First, by investing $1–10M venture checks into hundreds of the highest performing companies before they hit $20 million in revenue, we set ourselves up to be at the table when the $10–20 million checks are being written at the next stage. This gives us the opportunity to first extend our discretionary capabilities, followed by our systematic capabilities. In some cases this would be structured as CircleUp exercising pro-rata rights, in other cases, we will leverage our relationship with the companies to lead future rounds and go beyond our pro-rata. As an analogy, Y Combinator (YC) has invested into over 1,500 seed stage tech startups since 2005 and is often credited with disrupting the traditional tech VC model. In 2017, they formally announced the Continuity Fund ($700M) to make growth stage investments, partly through pro-rata or bigger ticket checks ($15–50M). They focus primarily on YC portfolio companies but aren’t tied to that pool. YC’s advantage is driven by their place on so many cap tables. Similarly, we plan to march up-market and invest in companies later in their life cycle.
Second, we bring unique capabilities — which we are honing in our current funds — around post-close value add. We will offer unparalleled post-close value as Helio surfaces unique data insights for these portfolio companies. We will already have established and proven out this value with our portfolio as companies scale from venture to growth stage.
In summary, our current view is that CircleUp’s competitive advantages as we move further into growth equity and credit will be the hundreds of companies already in our fund portfolios as well as our Helio insights. This community and these established relationships — originating from Helio’s sourcing and evaluation — will give us a clear head start at the growth stage and companies will already know the value we can add through data insights.

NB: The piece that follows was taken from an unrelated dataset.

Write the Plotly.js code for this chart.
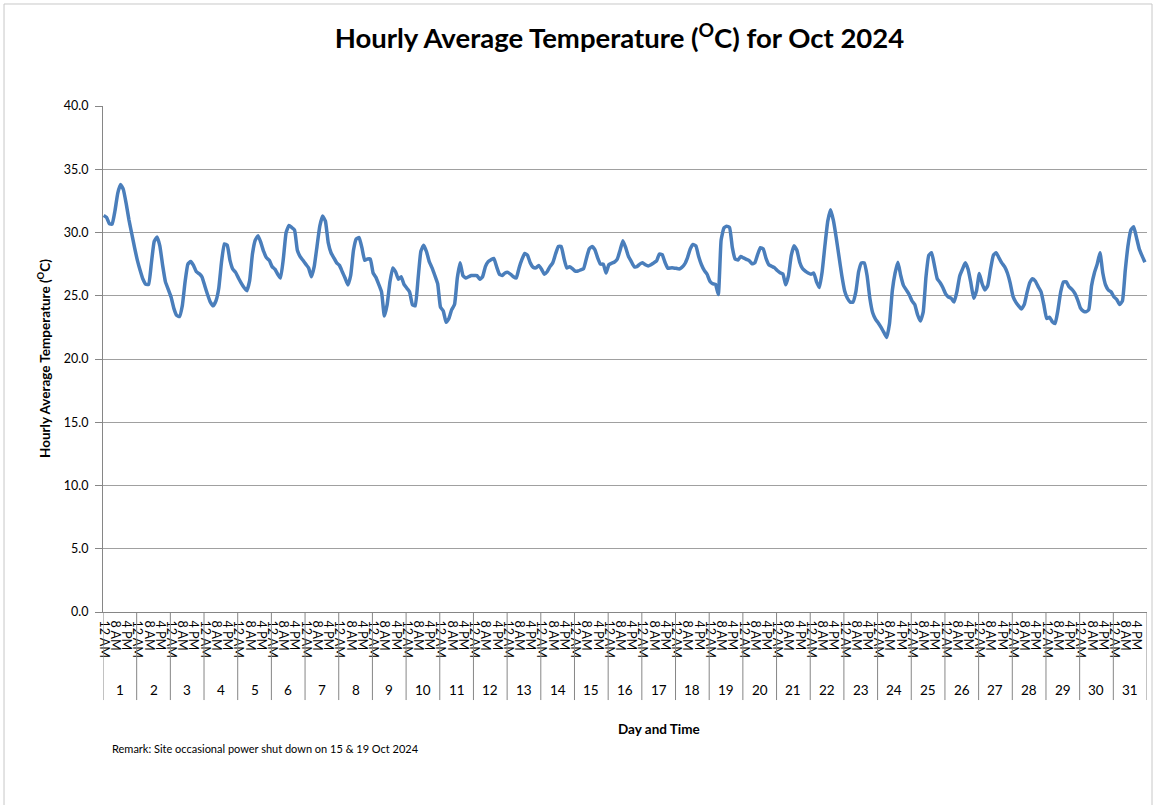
<!DOCTYPE html>
<html><head><meta charset="utf-8">
<script src="https://cdn.plot.ly/plotly-3.0.1.min.js"></script>
<style>html,body{margin:0;padding:0;background:#fff}</style>
</head><body>
<div id="chart" style="width:1157px;height:805px"></div>
<script>
// ---- data (2-hourly readings: 12AM, 2AM, ... 10PM for each day) ----
const dayLabels = ['1','2','3','4','5','6','7','8','9','10','11','12','13','14','15','16','17','18','19','20','21','22','23','24','25','26','27','28','29','30','31'];
const hourTickLabels = ['12 AM', '8 AM', '4 PM'];
const hoursPerDay = 24;
const sampleStepHours = 2;
const labelStepHours = 8;

const week1 = [ // Oct 1 - 7
  31.35, 31.2, 30.7, 30.66, 31.7, 33.1, 33.8, 33.4, 32.3, 31.0, 29.9, 28.8,
  27.8, 27.0, 26.3, 25.9, 25.9, 27.6, 29.3, 29.65, 28.95, 27.4, 26.1, 25.5,
  24.9, 24.0, 23.45, 23.35, 24.2, 26.1, 27.5, 27.7, 27.4, 26.9, 26.75, 26.5,
  25.8, 25.1, 24.5, 24.2, 24.6, 25.6, 27.7, 29.1, 29.0, 27.8, 27.1, 26.85,
  26.4, 26.0, 25.65, 25.4, 26.2, 28.3, 29.4, 29.75, 29.2, 28.5, 28.0, 27.8,
  27.3, 27.1, 26.7, 26.4, 27.9, 30.0, 30.55, 30.4, 30.2, 28.6, 28.1, 27.8,
  27.5, 27.2, 26.5, 27.3, 28.9, 30.5, 31.3, 30.9, 29.2, 28.4, 28.0, 27.6
];
const week2 = [ // Oct 8 - 14
  27.4, 26.9, 26.4, 25.85, 26.6, 28.6, 29.5, 29.6, 28.8, 27.8, 27.9, 27.9,
  26.8, 26.45, 25.9, 25.3, 23.4, 24.3, 26.1, 27.2, 26.9, 26.3, 26.5, 25.9,
  25.6, 25.3, 24.3, 24.2, 26.3, 28.5, 29.0, 28.5, 27.7, 27.2, 26.6, 25.95,
  24.1, 23.8, 22.9, 23.2, 23.9, 24.3, 26.4, 27.6, 26.6, 26.4, 26.5, 26.6,
  26.6, 26.6, 26.3, 26.5, 27.3, 27.7, 27.85, 27.95, 27.3, 26.7, 26.6, 26.8,
  26.85, 26.7, 26.5, 26.4, 27.2, 27.85, 28.35, 28.2, 27.6, 27.25, 27.2, 27.4,
  27.1, 26.7, 26.9, 27.3, 27.6, 28.3, 28.9, 28.9, 27.96, 27.2, 27.3, 27.15
];
const week3 = [ // Oct 15 - 21
  26.95, 26.95, 27.05, 27.15, 27.95, 28.7, 28.9, 28.65, 28.0, 27.5, 27.5, 26.8,
  27.45, 27.57, 27.67, 27.9, 28.6, 29.35, 28.8, 28.1, 27.7, 27.3, 27.3, 27.5,
  27.6, 27.45, 27.35, 27.45, 27.6, 27.75, 28.3, 28.25, 27.65, 27.17, 27.2, 27.2,
  27.17, 27.12, 27.25, 27.5, 28.0, 28.7, 29.05, 28.95, 28.1, 27.45, 27.0, 26.7,
  26.15, 25.95, 25.9, 25.1, 29.4, 30.35, 30.5, 30.4, 28.8, 27.9, 27.83, 28.1,
  27.99, 27.88, 27.78, 27.53, 27.6, 28.25, 28.8, 28.7, 27.95, 27.45, 27.33, 27.22,
  27.0, 26.82, 26.72, 25.86, 26.6, 28.2, 28.95, 28.6, 27.65, 27.15, 26.95, 26.8
];
const week4 = [ // Oct 22 - 28
  26.7, 26.8, 26.1, 25.65, 26.9, 29.0, 30.9, 31.8, 30.95, 29.6, 28.1, 26.6,
  25.4, 24.8, 24.5, 24.5, 25.3, 26.9, 27.6, 27.6, 26.6, 24.8, 23.65, 23.15,
  22.85, 22.5, 22.1, 21.7, 22.8, 25.4, 26.8, 27.65, 26.6, 25.8, 25.45, 25.1,
  24.6, 24.3, 23.5, 23.0, 23.7, 26.5, 28.2, 28.4, 27.4, 26.35, 26.05, 25.65,
  25.15, 24.9, 24.8, 24.5, 25.3, 26.55, 27.1, 27.6, 27.1, 26.0, 24.8, 25.4,
  26.75, 25.95, 25.45, 25.8, 27.1, 28.2, 28.4, 28.0, 27.6, 27.3, 26.8, 26.0,
  24.95, 24.5, 24.2, 23.95, 24.3, 25.25, 26.05, 26.35, 26.15, 25.7, 25.3, 24.3
];
const week5 = [ // Oct 29 - 31
  23.2, 23.3, 22.95, 22.8, 23.85, 25.3, 26.1, 26.1, 25.7, 25.5, 25.2, 24.7,
  24.05, 23.8, 23.73, 23.9, 25.8, 26.8, 27.5, 28.4, 26.8, 25.85, 25.45, 25.3,
  24.9, 24.7, 24.3, 24.6, 27.0, 29.0, 30.2, 30.45, 29.6, 28.7, 28.15, 27.65
];

// ---- build ----
const temps = [].concat(week1, week2, week3, week4, week5);
const hoursIndex = temps.map((_, i) => i * sampleStepHours);
const totalHours = dayLabels.length * hoursPerDay;

const tickVals = [], tickText = [];
for (let h = 0, k = 0; h < totalHours; h += labelStepHours, k++) {
  tickVals.push(h);
  tickText.push(hourTickLabels[k % hourTickLabels.length]);
}

const FONT = 'Lato, "Open Sans", "DejaVu Sans", sans-serif';
const AXIS_GREY = '#868686';

const shapes = [];
for (let d = 0; d <= dayLabels.length; d++) {
  shapes.push({type: 'line', xref: 'x', yref: 'paper',
    x0: d * hoursPerDay - 0.5, x1: d * hoursPerDay - 0.5, y0: 0, y1: -0.174,
    line: {color: AXIS_GREY, width: 1}});
}
// chart-area border
shapes.push({type: 'rect', xref: 'paper', yref: 'paper',
  x0: -0.0948, x1: 1.0048, y0: -0.40, y1: 1.2016,
  line: {color: '#c8c8c8', width: 1}, layer: 'below'});

const annotations = dayLabels.map((lab, d) => ({
  text: lab, xref: 'x', yref: 'paper',
  x: d * hoursPerDay + hoursPerDay / 2 - 0.5, y: -0.154,
  showarrow: false, xanchor: 'center', yanchor: 'middle',
  font: {family: FONT, size: 13.5, color: '#000'}
}));
annotations.push({
  text: '<b>Hourly Average Temperature (<sup>O</sup>C)</b>', textangle: -90,
  xref: 'paper', yref: 'paper', x: -0.0565, y: 0.5, showarrow: false,
  xanchor: 'center', yanchor: 'middle', font: {family: FONT, size: 13.5, color: '#000'}
});
annotations.push({
  text: '<b>Day and Time</b>', xref: 'paper', yref: 'paper', x: 0.5326, y: -0.2312,
  showarrow: false, xanchor: 'center', yanchor: 'middle',
  font: {family: FONT, size: 13.5, color: '#000'}
});
annotations.push({
  text: 'Remark: Site occasional power shut down on 15 &amp; 19 Oct 2024',
  xref: 'paper', yref: 'paper', x: 0.0067, y: -0.2688, showarrow: false,
  xanchor: 'left', yanchor: 'middle', font: {family: FONT, size: 11, color: '#000'}
});

const trace = {
  type: 'scatter', mode: 'lines', x: hoursIndex, y: temps,
  line: {color: '#4A7EBB', width: 3.5, shape: 'spline', smoothing: 0.4},
  hoverinfo: 'y'
};

const layout = {
  width: 1157, height: 805,
  margin: {l: 103, r: 10, t: 106, b: 193},
  paper_bgcolor: '#fff', plot_bgcolor: '#fff',
  showlegend: false,
  title: {text: '<b>Hourly Average Temperature (<sup>O</sup>C) for Oct 2024</b>',
    x: 0.5354, xref: 'container', xanchor: 'center',
    y: 0.952, yref: 'container', yanchor: 'middle',
    font: {family: FONT, size: 27.5, color: '#000'}},
  xaxis: {
    range: [-0.5, totalHours - 0.5], tickmode: 'array', tickvals: tickVals, ticktext: tickText,
    tickangle: 90, ticks: '', showgrid: false, zeroline: false,
    showline: true, linecolor: AXIS_GREY, linewidth: 1, ticklabelstandoff: 5,
    tickfont: {family: FONT, size: 12.5, color: '#000'}, automargin: false, fixedrange: true
  },
  yaxis: {
    range: [0, 40], dtick: 5, tick0: 0, tickformat: '.1f',
    showgrid: true, gridcolor: '#a0a0a0', gridwidth: 1, zeroline: false,
    showline: true, linecolor: AXIS_GREY, linewidth: 1,
    ticks: 'outside', ticklen: 7, tickcolor: AXIS_GREY, ticklabelstandoff: 4,
    tickfont: {family: FONT, size: 12.5, color: '#000'}, automargin: false, fixedrange: true
  },
  shapes: shapes,
  annotations: annotations
};

Plotly.newPlot('chart', [trace], layout, {displayModeBar: false, staticPlot: true});
</script>
</body></html>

III. Geography: Expansion Outside of North America
Our technology has yet to tackle languages other than English and has yet to understand the nuances of different markets. That said, everything we are building with Helio is designed to be extendible to additional geographies. The beauty of the CPG industry is that the business models are standardized across product types. This standardization also holds across geographies. We are building for a future where CircleUp’s mission extends globally, a multi-trillion dollar market for private market AuM.
In summary, CircleUp’s primary competitive advantage as we move into new geographies is the extendible technology. Rather than building something from scratch, we will leverage our existing data pipelines, entity resolution technology, and the predictive models that are already in production.
CircleUp’s mission has always been to help entrepreneurs thrive. The path we’ve taken to fulfill that mission has and will continue to evolve, but the reason we’re building it will remain the same. We will continue to be guided and inspired by our mission as we take these exciting next steps.